Persönliches Sicherheitsempfinden
Auch eine mögliche Einsparung, die die Kommunalen Energienetze Inn Salzach kalkuliert haben, wurde vorgelegt: Bei rund 1600 Leuchten mache die Einsparung rund 119.000 Kilowattstunden pro Jahr aus, was sich auf rund 24.000 Euro netto belaufen dürfte. Die Diskussion unter den Stadträten war allerdings weniger von Energiesparen geprägt; es ging den meisten um die Sicherheitslage. Den weiblichen Gremiumsmitgliedern wie der Grünen-Stadträtin Kathrin Enzinger oder der SPD-Kollegin Angelika Kölbl ging es um das persönliche Sicherheitsempfinden, andere wie etwa der CSU-Stadtrat Stefan Lasner oder AfD-Vertreter Oliver Multusch verwiesen darüber hinaus auf die ihrer Ansicht gefährdete Verkehrssicherheitslage.

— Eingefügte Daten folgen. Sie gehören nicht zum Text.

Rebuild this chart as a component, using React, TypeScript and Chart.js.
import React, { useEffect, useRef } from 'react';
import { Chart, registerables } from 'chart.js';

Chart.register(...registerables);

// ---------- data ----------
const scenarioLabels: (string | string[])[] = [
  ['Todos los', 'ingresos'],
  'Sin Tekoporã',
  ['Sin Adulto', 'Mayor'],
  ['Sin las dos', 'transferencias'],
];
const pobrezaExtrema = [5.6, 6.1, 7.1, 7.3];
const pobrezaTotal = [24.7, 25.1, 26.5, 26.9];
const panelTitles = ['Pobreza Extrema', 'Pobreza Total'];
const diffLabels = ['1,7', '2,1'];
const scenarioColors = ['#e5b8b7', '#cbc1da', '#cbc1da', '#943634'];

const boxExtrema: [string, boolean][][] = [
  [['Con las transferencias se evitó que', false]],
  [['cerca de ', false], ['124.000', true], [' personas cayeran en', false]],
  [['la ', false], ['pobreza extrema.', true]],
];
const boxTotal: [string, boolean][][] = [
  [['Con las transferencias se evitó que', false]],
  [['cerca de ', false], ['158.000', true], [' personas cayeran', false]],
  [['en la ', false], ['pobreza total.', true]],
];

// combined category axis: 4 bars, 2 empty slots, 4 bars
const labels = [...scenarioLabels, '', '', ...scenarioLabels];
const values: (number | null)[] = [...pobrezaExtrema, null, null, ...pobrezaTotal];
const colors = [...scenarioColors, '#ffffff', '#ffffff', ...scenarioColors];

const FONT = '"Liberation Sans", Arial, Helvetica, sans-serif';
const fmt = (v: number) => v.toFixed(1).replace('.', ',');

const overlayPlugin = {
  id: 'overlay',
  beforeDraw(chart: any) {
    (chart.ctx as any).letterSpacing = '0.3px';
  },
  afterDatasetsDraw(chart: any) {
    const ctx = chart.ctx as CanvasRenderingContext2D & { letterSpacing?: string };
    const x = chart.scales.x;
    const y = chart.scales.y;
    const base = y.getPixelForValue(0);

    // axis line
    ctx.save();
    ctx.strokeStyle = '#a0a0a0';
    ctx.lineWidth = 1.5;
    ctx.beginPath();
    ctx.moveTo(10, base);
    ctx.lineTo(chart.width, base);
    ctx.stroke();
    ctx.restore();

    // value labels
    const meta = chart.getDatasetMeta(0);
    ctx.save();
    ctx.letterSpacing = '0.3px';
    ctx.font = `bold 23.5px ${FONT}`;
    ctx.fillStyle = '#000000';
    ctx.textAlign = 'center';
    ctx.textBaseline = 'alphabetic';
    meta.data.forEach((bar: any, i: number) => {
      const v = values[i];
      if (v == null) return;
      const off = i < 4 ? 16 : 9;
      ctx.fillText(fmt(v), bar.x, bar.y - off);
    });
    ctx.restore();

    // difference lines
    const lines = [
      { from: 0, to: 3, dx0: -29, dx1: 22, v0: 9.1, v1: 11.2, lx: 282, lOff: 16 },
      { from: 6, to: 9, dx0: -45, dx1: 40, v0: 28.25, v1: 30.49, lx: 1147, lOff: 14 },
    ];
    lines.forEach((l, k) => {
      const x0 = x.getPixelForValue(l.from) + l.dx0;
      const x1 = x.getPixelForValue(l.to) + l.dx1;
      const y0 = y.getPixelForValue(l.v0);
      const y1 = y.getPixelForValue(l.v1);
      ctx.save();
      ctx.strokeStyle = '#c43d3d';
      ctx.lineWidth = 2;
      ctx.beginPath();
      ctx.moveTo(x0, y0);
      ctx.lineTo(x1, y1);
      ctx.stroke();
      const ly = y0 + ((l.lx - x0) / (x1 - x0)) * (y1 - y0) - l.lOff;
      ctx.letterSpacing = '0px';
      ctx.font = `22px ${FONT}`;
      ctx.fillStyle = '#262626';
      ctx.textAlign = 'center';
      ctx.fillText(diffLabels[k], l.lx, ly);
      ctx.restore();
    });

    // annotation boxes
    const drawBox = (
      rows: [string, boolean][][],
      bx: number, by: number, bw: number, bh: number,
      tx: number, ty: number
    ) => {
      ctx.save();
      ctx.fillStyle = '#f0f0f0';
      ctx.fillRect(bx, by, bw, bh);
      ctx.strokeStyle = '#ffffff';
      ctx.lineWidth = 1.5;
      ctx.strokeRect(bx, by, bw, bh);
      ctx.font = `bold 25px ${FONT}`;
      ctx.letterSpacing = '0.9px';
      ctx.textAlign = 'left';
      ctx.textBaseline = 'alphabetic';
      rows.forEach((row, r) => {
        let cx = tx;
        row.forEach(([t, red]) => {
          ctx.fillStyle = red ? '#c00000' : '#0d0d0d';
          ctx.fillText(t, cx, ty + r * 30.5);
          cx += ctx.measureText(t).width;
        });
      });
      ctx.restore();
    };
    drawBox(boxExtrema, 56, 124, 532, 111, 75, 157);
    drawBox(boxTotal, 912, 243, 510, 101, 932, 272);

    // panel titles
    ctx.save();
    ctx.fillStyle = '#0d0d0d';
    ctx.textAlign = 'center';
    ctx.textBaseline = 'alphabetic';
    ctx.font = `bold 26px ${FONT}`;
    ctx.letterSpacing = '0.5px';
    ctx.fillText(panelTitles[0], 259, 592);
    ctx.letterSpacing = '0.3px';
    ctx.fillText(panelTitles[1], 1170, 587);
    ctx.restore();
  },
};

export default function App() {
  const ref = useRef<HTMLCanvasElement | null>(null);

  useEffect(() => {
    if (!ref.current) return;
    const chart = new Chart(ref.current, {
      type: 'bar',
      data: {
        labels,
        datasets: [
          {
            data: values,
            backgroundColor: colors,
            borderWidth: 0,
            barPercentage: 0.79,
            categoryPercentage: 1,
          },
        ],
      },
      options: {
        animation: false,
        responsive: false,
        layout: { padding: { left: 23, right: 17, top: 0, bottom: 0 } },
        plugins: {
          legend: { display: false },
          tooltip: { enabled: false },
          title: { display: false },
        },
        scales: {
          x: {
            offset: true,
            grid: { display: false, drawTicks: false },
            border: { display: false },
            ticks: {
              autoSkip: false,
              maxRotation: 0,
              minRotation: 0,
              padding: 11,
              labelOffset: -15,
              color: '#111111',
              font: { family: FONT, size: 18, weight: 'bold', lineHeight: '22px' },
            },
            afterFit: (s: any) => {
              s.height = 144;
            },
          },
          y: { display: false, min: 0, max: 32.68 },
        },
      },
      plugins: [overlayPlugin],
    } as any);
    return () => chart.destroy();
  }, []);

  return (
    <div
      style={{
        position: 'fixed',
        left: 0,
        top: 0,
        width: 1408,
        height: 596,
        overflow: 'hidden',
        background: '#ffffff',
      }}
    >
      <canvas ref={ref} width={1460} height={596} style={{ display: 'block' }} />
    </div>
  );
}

Unterm Strich wurde der Antrag mit fünf Gegenstimmen abgelehnt. Bei besserer Aufklärung hätte das verhindert werden können, ist sich Margit Seifert, die die Diskussion mit verfolgt hat, sicher. „Die Argumente in puncto Sicherheit stimmen einfach nicht. Viele Studien aus anderen Ländern sprechen eine andere Sprache“, betont Seifert. Vielleicht reiche auch der gesunde Menschenverstand aus. Beispielsweise sehe doch der Autofahrer ein beleuchtetes Fahrrad auf ansonsten unbeleuchteter Straße viel besser, erklärt die Lehrerin weiter. Sie ist sich sicher: „Bei Leuten, die draußen Angst haben, hilft sowieso keine Beleuchtung.“
Weiterer Fachvortrag unerwünscht
Man hätte die Bedenken der Stadträte obendrein mindern könnten, wenn man den Abschaltungszeitpunkt nicht schon auf zehn Uhr abends vorverlegt hätte, überlegen Margit Seifert und Tom Hilger im Nachgang. Dieser Antrag ist aber nun vom Tisch, bestätigt die Stadtverwaltung Mühldorf auf Nachfrage der OVB-Heimatzeitungen. Das Angebot Seiferts, auch im Mühldorfer Stadtrat einen Fachvortrag zum Thema Lichtverschmutzung zu halten, werde daher nicht angenommen.
Aller Tage Abend ist das aber noch nicht, ist sich Hilger sicher. „Denken Sie an das Volksbegehren „Rettet die Bienen“!“ Welche noch nicht begangenen Wege sich für die engagierten Kämpfer gegen Lichtverschmutzung auftun, weiß die Zukunft.